Loews Pitkin restored! Movie palace now houses charter school, retail
A ribbon cutting is planned on Sept. 13 for the recently restored Loews Pitkin Theater in Brownsville.
Developer POKO Partners LLC, based in Port Chester, will celebrate the rebirth of the landmark building, at 1501 Pitkin Ave., along with residents at 1 p.m.
POKO has transformed the structure into a mixed-use building featuring a 130,000-square-foot state-of-the-art facility for Brownsville Ascend Charter School, managed by Ascend Learning. Known as a high-performing, college-preparatory school it is occupying seven of the eight floors in the building, with a DEALS store anchoring 10,500 square feet of the 12,500 square feet prime retail space on the ground floor, according to Ken Olson, POKO president and CEO.
The completion of this project is a key milestone in the revitalization of the once vibrant Pitkin Avenue corridor.
According to Olson, the Goldman Sachs Urban Investment Group helped the $43.3-million adaptive reuse project get financed under the New Markets Tax Credit program with financing provided by Goldman Sachs and the Seedco Financial Services Inc., the Nonprofit Finance Fund, Carver Community Development Corp. and The Rose Urban Green Fund.

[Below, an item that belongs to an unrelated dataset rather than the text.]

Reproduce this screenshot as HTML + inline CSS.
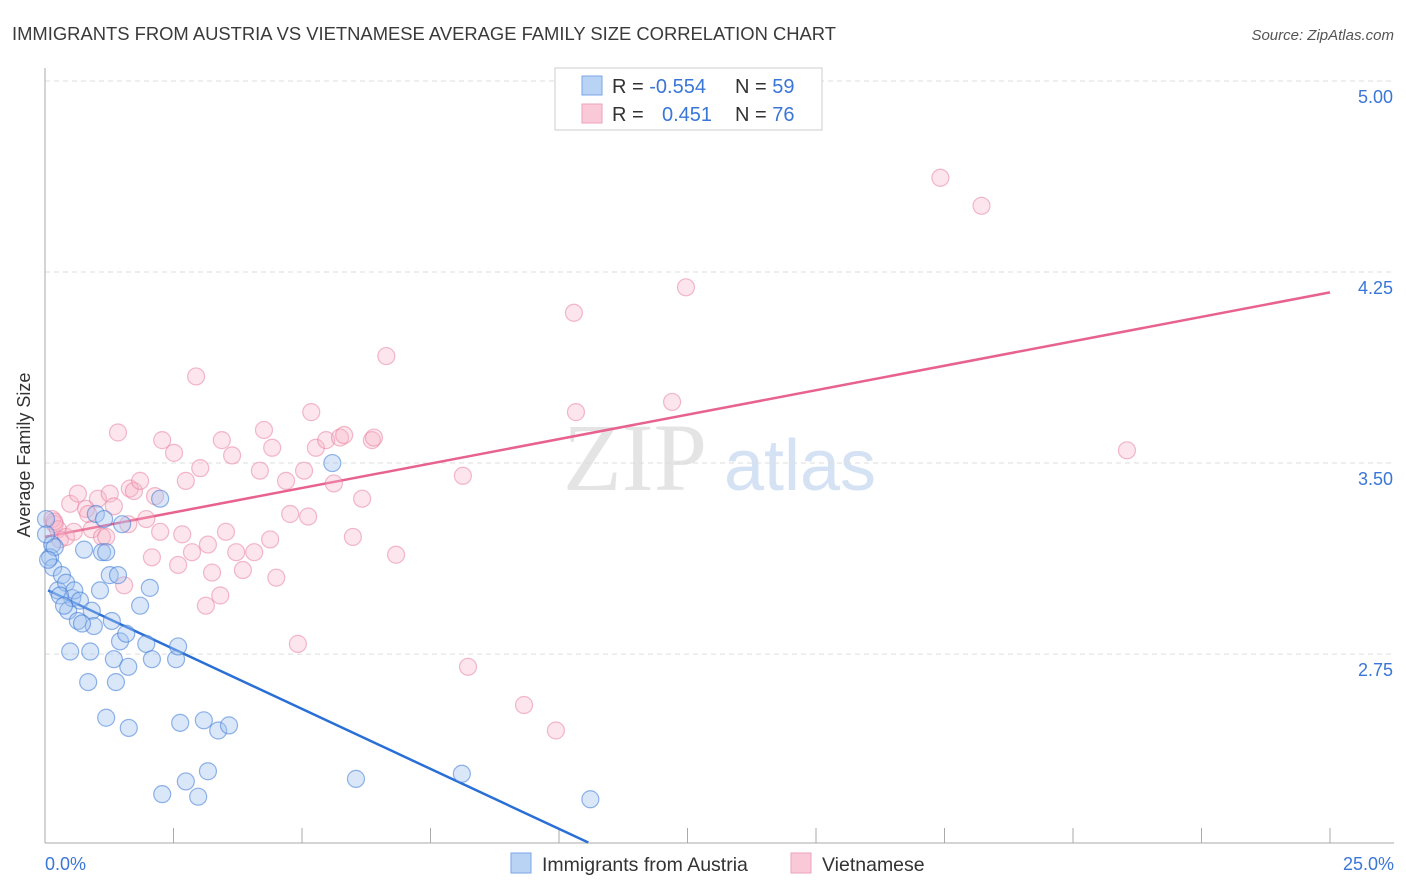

“During a challenging economic environment, POKO Partners collaborated with a strong group of investors who share a common goal of supporting community-based economic development,” Olson said.
He also noted that the theater project embodies POKO’s core values of revitalizing neighborhoods and enhancing communities through positive and responsible real estate development.
“We have brought together an amazing team of investors and partners who are confident in the future of the Brownsville neighborhood.”
Designed as an engine for sustainable economic growth, the Loews Pitkin project’s greatest impact on the economy will derive from the expansion of Brownsville Ascend Charter School in the heart of the community. Approximately 160 construction-related jobs were created during the renovation. Ascend staff members will expand from 55 to 118 when the school reaches full enrollment and approximately 20 full-time retail jobs are projected to follow.
The Loews Pitkin has “a grand history and a prominent place in local memory.” according to details received by the Eagle. Jackie Gleason, Milton Berle and Humphrey Bogart once graced the stage, and Al Jolson had his last performance there.
In its heyday as a grand movie palace, “patrons enjoyed a sense of luxury with the opulent carved staircase, the koi pond in the lobby, the crystal chandeliers, and the dimly lit balconies under a domed ceiling depicting a cloudy, starry sky.”
After decades of being the cultural center of the community, the theater entered into a long period of decline and eventually closed in 1969. In the ensuing years, it suffered considerable interior and exterior damage.
Restoration and Design
The new facility was designed by two firms — Kitchen & Associates, based in Collingswood, N.J.; and Andersen-Miller Design of Manhattan, a firm that specializes in architectural and interior design services.
“The renovation of the Loews Pitkin preserved many architectural details, including the terra-cotta ornamentation, while providing light-filled spaces to support the new uses of the building,” said Olson. “Modern energy-efficient and eco-friendly elements are included. The original detailed neoclassical and Art Deco-themed cornices, pilasters, and niches have been restored.